22. We have heard the rival contentions and perused the material available on record. The CBDT in its circular no. 5/2002 dated 30-07-2002 has stated that the meaning of the term “rent” in section 194-I is wide in its ambit and scope and payments made to hotels for hotel accommodation taken on regular basis are covered within the said provisions. The emphasis has been laid on “accommodation taken on regular basis” and which has been explained further to mean where the earmarked rooms are taken for specified rate and specified period, or where rooms though are not earmarked but the hotel has a legal obligation to provide such types of rooms during the currency of the agreement. In the instant case, nothing has been brought on record to this effect by the AO that there either exist either earmarked rooms for specified rate and specified period or a legal obligation exist with the hotels to provide the same as and when requested by the assessee. In contrast, another nature of transaction in form of rate contract as prevalent in the hotel industry has been referred in the aforesaid circular. In this regard, it has been provided that a contract for providing specified types of hotel rooms at pre-determined rates for specified period and where the occupancy is occasional or casual would be in nature of rate contract and where the agreement is merely in the nature of rate contract, it cannot be said that the accommodation is taken on regular basis and in such a scenario, there is no requirement to deduct tax at source on payments to hotels.
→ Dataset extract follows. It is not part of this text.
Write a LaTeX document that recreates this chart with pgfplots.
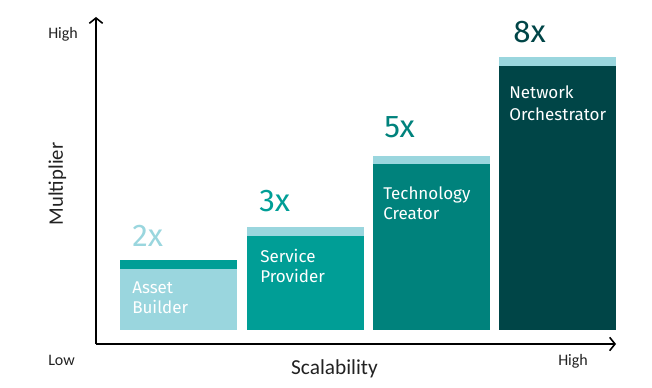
\documentclass[border=0pt]{standalone}
\usepackage{fontspec}
\setmainfont{Fira Sans}
\newfontfamily\calib{Carlito}
\usepackage{pgfplots}
\pgfplotsset{compat=1.18}
\usetikzlibrary{arrows.meta}
\definecolor{lightc}{HTML}{9AD6DE}
\definecolor{tealA}{HTML}{009E96}
\definecolor{tealB}{HTML}{00827C}
\definecolor{darkc}{HTML}{004547}
\definecolor{axtext}{HTML}{222222}
\begin{document}
\begin{tikzpicture}
\useasboundingbox (-72pt,-32.25pt) rectangle (417pt,258pt);
\begin{axis}[
  at={(0,0)}, anchor=south west, scale only axis,
  width=390pt, height=245.25pt,
  xmin=96, xmax=616, ymin=-14, ymax=313,
  axis x line=bottom, axis y line=left,
  axis line style={line width=1.2pt, black, -{Straight Barb[length=4pt,width=10pt]}},
  xtick=\empty, ytick=\empty, clip=false,
  ybar, bar width=117, bar shift=0pt,
]
% caps (full height)
\addplot[fill=tealA, draw=none] coordinates {(178.75,70)};
\addplot[fill=lightc, draw=none] coordinates {(305,103)};
\addplot[fill=lightc, draw=none] coordinates {(431,174.3)};
\addplot[fill=lightc, draw=none] coordinates {(557.5,273.3)};
% bodies
\addplot[fill=lightc, draw=none] coordinates {(178.75,61)};
\addplot[fill=tealA, draw=none] coordinates {(305,94)};
\addplot[fill=tealB, draw=none] coordinates {(431,166)};
\addplot[fill=darkc, draw=none] coordinates {(557.5,264.3)};

\tikzset{lbl/.style={anchor=base west, inner sep=0pt, text=white, font=\fontsize{12.75}{14}\selectfont},
  num/.style={anchor=base west, inner sep=0pt, font=\fontsize{23.5}{26}\selectfont}}
\node[lbl] at (axis cs:132,37) {Asset};
\node[lbl] at (axis cs:132,17) {Builder};
\node[lbl] at (axis cs:260,67) {Service};
\node[lbl] at (axis cs:260,47) {Provider};
\node[lbl] at (axis cs:383,130) {Technology};
\node[lbl] at (axis cs:383,110) {Creator};
\node[lbl] at (axis cs:509,231) {Network};
\node[lbl] at (axis cs:509,209) {Orchestrator};

\node[num, text=lightc] at (axis cs:132,83) {2x};
\node[num, text=tealA] at (axis cs:259,118) {3x};
\node[num, text=tealB] at (axis cs:384,192) {5x};
\node[num, text=darkc] at (axis cs:513,287) {8x};

\node[anchor=base west, inner sep=0pt, text=axtext, font=\calib\fontsize{12}{14}\selectfont] at (axis cs:48,291) {High};
\node[anchor=base west, inner sep=0pt, text=axtext, font=\calib\fontsize{12}{14}\selectfont] at (axis cs:48,-35) {Low};
\node[anchor=base west, inner sep=0pt, text=axtext, font=\calib\fontsize{12}{14}\selectfont] at (axis cs:558,-35) {High};
\node[anchor=base, inner sep=0pt, text=axtext, font=\calib\fontsize{16}{18}\selectfont] at (axis cs:334.5,-44) {Scalability};
\node[anchor=base, inner sep=0pt, rotate=90, text=axtext, font=\calib\fontsize{15.5}{18}\selectfont] at (axis cs:63,146) {Multiplier};
\end{axis}
\end{tikzpicture}
\end{document}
The instant case relates to hotel accommodation taken on occasion of training programmes conducted by the assessee from time to time and the limited case of the Revenue is that number of rooms and facilities are fixed before the schedule of training as and when the same are conducted. The same thus falls in the category of rate contract rather than taking accommodation on regular basis and in such a situation, there is no requirement to deduct TDS u/s 194I of the Act. The decision of the Coordinate Bench in case of Red Chillies Entertainment (supra) has also taken a similar view and supports the case of the assessee. In the result, the addition so made and sustained by the ld CIT(A) amounting to Rs 2,64,45,892/- u/s 40(a)(ia) is hereby directed to be deleted. In the result, the ground of appeal is allowed.
23. In the result, the appeal filed by the assessee is disposed off in light of aforesaid directions.